If the governor of Virginia should resign from office for wearing blackface, than so should the state’s attorney general, by his own logic.
Late last week, it was revealed that Virginia Gov. Ralph Northam’s yearbook page included a photo of a man wearing a KKK robe next to someone wearing blackface. Northam (D) initially apologized for the photo, then later denied that he was one of the people featured. He said that he had worn blackface on another occasion, during a dance competition when he dressed as Michael Jackson.
At the time, Virginia Attorney General Mark Herring said his fellow Democrat should resign.
“It is no longer possible for Gov. Northam to lead our commonwealth, and it is time for him to step down,” Herring said Saturday.
That sentiment was echoed by Virginia and national politicians. The governor wore blackface. He should leave office.
But Wednesday, Herring changed his tune.
Herring, who has said he hopes to run for governor in 2021, acknowledged that he also wore blackface in college. Herring said he dressed as hip-hop artist Kurtis Blow while a student at the University of Virginia nearly 40 years ago.
“That conduct clearly shows that, as a young man, I had a callous and inexcusable lack of awareness and insensitivity to the pain my behavior could inflict on others,” Herring said. “It was really a minimization of both people of color, and a minimization of a horrific history I knew well even then.”
In his statement, Herring did not say he would resign. But if he thinks Northam is unfit, Herring should be, too.

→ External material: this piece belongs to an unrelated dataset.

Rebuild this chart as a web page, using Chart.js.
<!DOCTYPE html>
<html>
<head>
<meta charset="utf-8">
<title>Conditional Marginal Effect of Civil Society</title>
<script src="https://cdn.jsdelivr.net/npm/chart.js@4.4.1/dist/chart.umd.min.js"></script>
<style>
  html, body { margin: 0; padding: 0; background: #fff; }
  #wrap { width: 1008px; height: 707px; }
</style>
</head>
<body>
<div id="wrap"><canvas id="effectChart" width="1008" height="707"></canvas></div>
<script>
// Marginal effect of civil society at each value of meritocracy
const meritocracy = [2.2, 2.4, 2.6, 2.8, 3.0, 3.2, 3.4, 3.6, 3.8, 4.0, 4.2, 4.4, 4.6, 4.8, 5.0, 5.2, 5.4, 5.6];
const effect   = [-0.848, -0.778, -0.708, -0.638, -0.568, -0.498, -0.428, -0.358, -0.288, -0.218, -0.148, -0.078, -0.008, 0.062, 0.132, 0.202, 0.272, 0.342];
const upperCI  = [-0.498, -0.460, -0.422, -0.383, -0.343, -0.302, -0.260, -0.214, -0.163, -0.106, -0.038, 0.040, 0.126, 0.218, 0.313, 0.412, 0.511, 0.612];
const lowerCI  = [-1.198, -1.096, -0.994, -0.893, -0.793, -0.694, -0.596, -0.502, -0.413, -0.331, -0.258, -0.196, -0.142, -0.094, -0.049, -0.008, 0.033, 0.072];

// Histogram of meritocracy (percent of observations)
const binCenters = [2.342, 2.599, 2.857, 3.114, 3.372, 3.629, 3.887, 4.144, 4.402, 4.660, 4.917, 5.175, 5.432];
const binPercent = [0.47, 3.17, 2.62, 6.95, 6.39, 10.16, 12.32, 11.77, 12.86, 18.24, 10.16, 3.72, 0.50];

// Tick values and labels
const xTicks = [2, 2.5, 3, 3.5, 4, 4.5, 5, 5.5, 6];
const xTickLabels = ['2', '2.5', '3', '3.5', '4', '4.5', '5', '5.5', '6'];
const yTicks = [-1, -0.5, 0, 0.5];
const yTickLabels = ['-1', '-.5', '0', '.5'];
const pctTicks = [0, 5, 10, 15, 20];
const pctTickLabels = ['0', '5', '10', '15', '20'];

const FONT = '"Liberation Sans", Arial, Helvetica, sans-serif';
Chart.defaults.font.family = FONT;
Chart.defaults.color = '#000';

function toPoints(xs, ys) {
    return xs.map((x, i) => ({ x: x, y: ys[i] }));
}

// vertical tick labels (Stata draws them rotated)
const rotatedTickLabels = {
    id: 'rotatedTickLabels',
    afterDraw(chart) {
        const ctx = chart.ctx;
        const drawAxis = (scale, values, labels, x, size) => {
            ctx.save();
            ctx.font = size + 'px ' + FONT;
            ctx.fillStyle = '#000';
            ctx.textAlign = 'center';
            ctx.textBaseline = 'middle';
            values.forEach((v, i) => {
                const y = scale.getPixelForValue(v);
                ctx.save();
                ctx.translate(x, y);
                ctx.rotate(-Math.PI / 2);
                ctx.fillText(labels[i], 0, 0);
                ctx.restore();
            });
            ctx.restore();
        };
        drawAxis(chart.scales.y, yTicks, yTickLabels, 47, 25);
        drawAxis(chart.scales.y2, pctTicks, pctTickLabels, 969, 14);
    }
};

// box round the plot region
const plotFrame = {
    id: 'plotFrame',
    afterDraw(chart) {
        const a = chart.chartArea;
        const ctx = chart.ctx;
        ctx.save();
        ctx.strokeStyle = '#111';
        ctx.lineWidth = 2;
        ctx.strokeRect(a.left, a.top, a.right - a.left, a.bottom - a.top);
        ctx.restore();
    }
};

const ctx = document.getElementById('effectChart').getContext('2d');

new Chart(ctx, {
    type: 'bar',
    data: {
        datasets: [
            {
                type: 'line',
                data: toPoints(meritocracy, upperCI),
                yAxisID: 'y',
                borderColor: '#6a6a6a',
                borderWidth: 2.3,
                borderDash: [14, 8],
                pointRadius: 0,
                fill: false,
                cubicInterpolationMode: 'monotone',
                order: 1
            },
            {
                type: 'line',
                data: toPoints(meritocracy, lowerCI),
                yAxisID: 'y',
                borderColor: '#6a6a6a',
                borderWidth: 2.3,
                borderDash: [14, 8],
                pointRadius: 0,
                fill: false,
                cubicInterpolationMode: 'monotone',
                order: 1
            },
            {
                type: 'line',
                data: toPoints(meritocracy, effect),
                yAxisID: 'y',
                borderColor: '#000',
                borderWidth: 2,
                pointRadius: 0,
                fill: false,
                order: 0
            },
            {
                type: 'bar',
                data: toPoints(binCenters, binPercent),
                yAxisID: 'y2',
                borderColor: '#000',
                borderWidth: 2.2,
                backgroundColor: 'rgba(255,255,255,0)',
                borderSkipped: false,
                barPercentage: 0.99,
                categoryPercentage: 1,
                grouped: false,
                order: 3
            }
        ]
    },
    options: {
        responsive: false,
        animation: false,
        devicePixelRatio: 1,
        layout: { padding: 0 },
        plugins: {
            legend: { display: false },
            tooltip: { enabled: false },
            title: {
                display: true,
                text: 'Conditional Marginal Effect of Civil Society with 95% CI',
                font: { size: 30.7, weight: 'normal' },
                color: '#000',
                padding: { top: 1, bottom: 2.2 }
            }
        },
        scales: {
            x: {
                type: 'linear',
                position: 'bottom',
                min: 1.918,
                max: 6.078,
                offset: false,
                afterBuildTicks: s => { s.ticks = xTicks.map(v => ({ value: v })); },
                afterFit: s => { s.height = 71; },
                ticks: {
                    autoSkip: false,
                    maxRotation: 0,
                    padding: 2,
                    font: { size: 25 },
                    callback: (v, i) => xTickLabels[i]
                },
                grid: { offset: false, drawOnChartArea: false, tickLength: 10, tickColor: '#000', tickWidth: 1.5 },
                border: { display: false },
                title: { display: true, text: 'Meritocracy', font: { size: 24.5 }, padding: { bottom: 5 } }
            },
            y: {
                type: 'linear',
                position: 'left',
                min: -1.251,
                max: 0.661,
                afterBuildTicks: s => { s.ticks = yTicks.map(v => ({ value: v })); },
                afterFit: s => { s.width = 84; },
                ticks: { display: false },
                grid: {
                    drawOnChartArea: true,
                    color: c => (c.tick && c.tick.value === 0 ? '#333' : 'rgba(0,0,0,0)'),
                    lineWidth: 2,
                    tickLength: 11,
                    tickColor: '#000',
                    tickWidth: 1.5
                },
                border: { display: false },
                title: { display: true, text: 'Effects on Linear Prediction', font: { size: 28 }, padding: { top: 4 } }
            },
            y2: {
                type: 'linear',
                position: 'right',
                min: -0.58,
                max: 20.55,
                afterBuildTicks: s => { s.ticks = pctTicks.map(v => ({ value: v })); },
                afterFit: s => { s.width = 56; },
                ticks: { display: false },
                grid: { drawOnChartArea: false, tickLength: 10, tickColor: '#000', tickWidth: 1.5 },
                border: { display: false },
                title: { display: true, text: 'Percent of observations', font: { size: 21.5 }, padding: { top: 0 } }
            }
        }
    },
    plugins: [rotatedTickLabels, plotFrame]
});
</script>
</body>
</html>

The state’s black lawmakers made a similar argument soon after news about Northam went public. In a statement about the governor released this week, the Virginia Legislative Black Caucus wrote: “He has irrevocably lost the faith and the trust of the people he was elected to serve. . . . The damage that has been done by these revelations is irreparable.”

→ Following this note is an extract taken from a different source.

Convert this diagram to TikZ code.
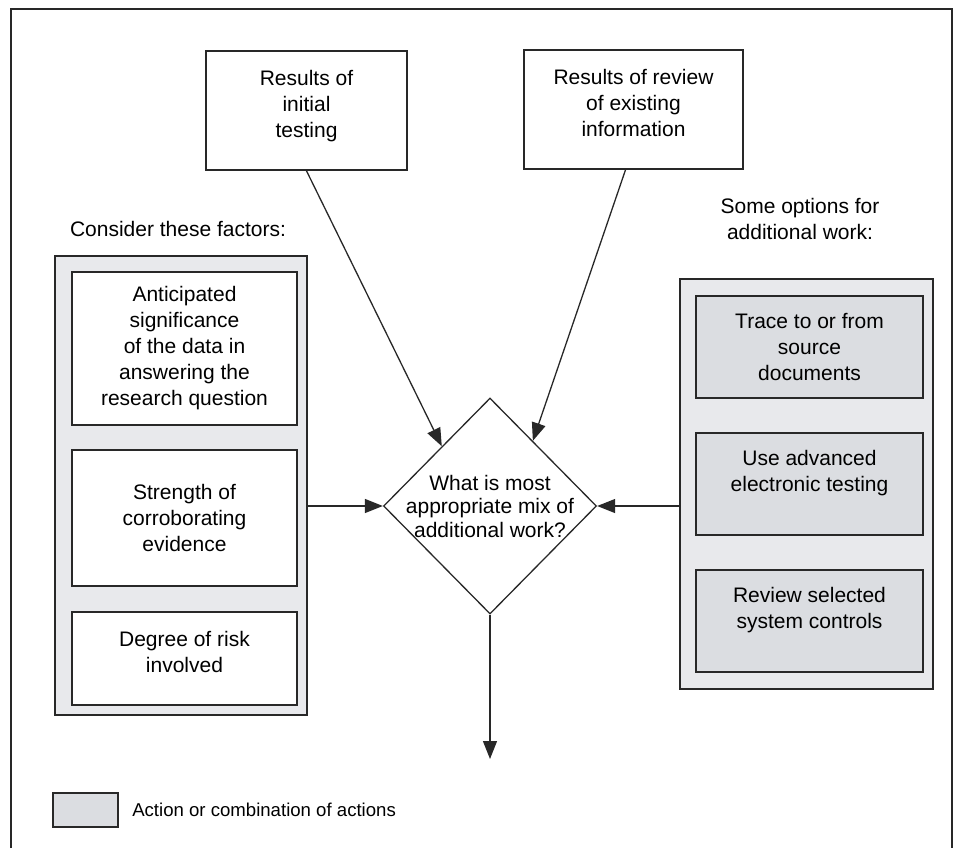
\documentclass[tikz,border=0pt]{standalone}
\usepackage{fontspec}
\setmainfont{Liberation Sans}
\usetikzlibrary{shapes.geometric,arrows.meta,positioning,calc}
\definecolor{pannello}{RGB}{232,233,236}
\definecolor{azione}{RGB}{219,221,225}
\definecolor{linea}{RGB}{40,40,40}

\tikzset{
  testo/.style={font=\fontsize{10.5}{13}\selectfont, align=center},
  riquadro/.style={testo, draw=linea, line width=0.85pt, fill=white, inner sep=0pt},
  azionebox/.style={riquadro, fill=azione},
  pannellobox/.style={draw=linea, line width=0.85pt, fill=pannello, inner sep=0pt},
  freccia/.style={draw=linea, line width=0.65pt, -{Triangle[length=9pt,width=7pt]}},
  decisione/.style={diamond, draw=linea, line width=0.65pt, inner sep=0pt}
}

\begin{document}
\begin{tikzpicture}[x=0.5pt,y=-0.5pt]
\useasboundingbox (0,0) rectangle (957,848);
% cornice
   \draw[linea, line width=1pt] (11,848) -- (11,9) -- (952,9) -- (952,848);
% risultati in alto
   \node[riquadro, minimum width=100.5pt, minimum height=59.5pt] (iniziali)
   at (306.5,110.5) {Results of\\initial\\testing\\[-6pt]\mbox{}};
   \node[riquadro, minimum width=109.5pt, minimum height=59.5pt] (revisione)
   at (633.5,109.5) {Results of review\\of existing\\information\\[-6pt]\mbox{}};
% fattori a sinistra
   \node[testo] (titfattori) at (178,229) {Consider these factors:};
   \node[pannellobox, minimum width=126pt, minimum height=229.5pt] (fattori)
   at (181,485.5) {};
   \node[riquadro, minimum width=112.5pt, minimum height=76.5pt] (signif)
   at (184.5,348.5) {Anticipated\\significance\\of the data in\\answering the\\research question};
   \node[riquadro, minimum width=112.5pt, minimum height=68pt] (forza)
   at (184.5,518) {Strength of\\corroborating\\evidence};
   \node[riquadro, minimum width=112.5pt, minimum height=46.5pt] (rischio)
   at (184.5,658.5) {Degree of risk\\involved\\[-6pt]\mbox{}};
% opzioni a destra
   \node[testo] (titopzioni) at (800,219) {Some options for\\additional work:};
   \node[pannellobox, minimum width=126.5pt, minimum height=205pt] (opzioni)
   at (806.5,484) {};
   \node[azionebox, minimum width=113.5pt, minimum height=51pt] (traccia)
   at (809.5,347) {Trace to or from\\source\\documents};
   \node[azionebox, minimum width=113.5pt, minimum height=51pt] (avanzato)
   at (809.5,484) {Use advanced\\electronic testing\\\mbox{}};
   \node[azionebox, minimum width=113.5pt, minimum height=51pt] (controlli)
   at (809.5,621) {Review selected\\system controls\\\mbox{}};
% rombo centrale
   \node[decisione, minimum width=106.5pt, minimum height=108pt,
   label={[testo, font=\fontsize{10.5}{11.75}\selectfont]center:What is most\\appropriate mix of\\additional work?}]
   (mix) at (490,506) {};
% frecce
   \draw[freccia] (iniziali.south) -- ($(mix.north)!0.45!(mix.west)$);
   \draw[freccia] ([xshift=-4pt]revisione.south) -- ($(mix.north)!0.4!(mix.east)$);
   \draw[freccia] (fattori.east |- mix.west) -- (mix.west);
   \draw[freccia] (opzioni.west |- mix.east) -- (mix.east);
   \coordinate (uscita) at (490,759);
   \draw[freccia] (mix.south) -- (uscita);
% legenda
   \node[azionebox, minimum width=32.5pt, minimum height=17pt] (chiave) at (85.5,810) {};
   \node[font=\fontsize{9.3}{11}\selectfont, inner sep=0pt, right=6.5pt of chiave]
   (legenda) {Action or combination of actions};
\end{tikzpicture}
\end{document}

That Herring seems to think blackface is disqualifying for others but not him displays a lack of awareness of what it means to be a public servant. And it’s particularly troubling since Herring represents the state’s legal system. Black Americans across the country have been victims of a racist criminal justice and judicial system for generations. Having the state’s top lawyer be an individual who has displayed racism sends a terrible message.
The attorney general should abide by the same standards he applied to his state’s top official less than a week ago.